S&P said the swap could result in higher country risk and leverage, but within our tolerance level. The combined entity would also become a leading emerging market telecom operator. Bharti is expected to use its cash reserves of Rs 11,000 crore (around $2.5 billion) to help bankroll the deal, for which the two companies have entered into exclusive negotiations up to July 31.
In response to a query from FE, Bharti said it wouldnt need an onerous amount of funding. The company is one of the lowest leveraged in the country. It would be a mix of debt, stock and cash options, it said. Standard Chartered Bank is the companys financial advisor to the deal.
Last year, Bharti had received expressions of support from 12 bankers across the globe to raise funds of around $60 billion to buy out MTN. The company also said the latest deal would not trigger an open offer and was well within the regulatory frameworks of both South Africa and India.

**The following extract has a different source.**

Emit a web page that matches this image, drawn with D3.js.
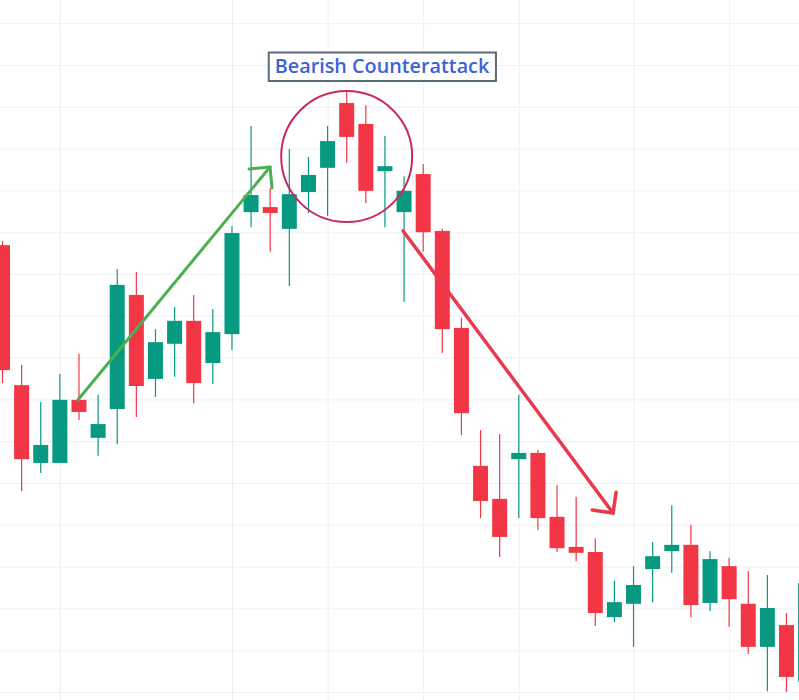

The Bharti-MTN deal will ease the route for companies hoping to take advantage of the latest foreign investment guidelines, specifically Press Notes 2, 3 and 4 issued in February. Concerns expressed by RBI will now be papered over. Officials at the Department of Industrial Policy & Promotion asserted that the deal just needed to comply with the recent Press Notes.
One of the key constructs of the Bharti-MTN swap deal is the relaxation provided under the new norms, which allow the latter to pick up 36% stake in Bharti without breaching the 74% FDI cap in the telecom sector.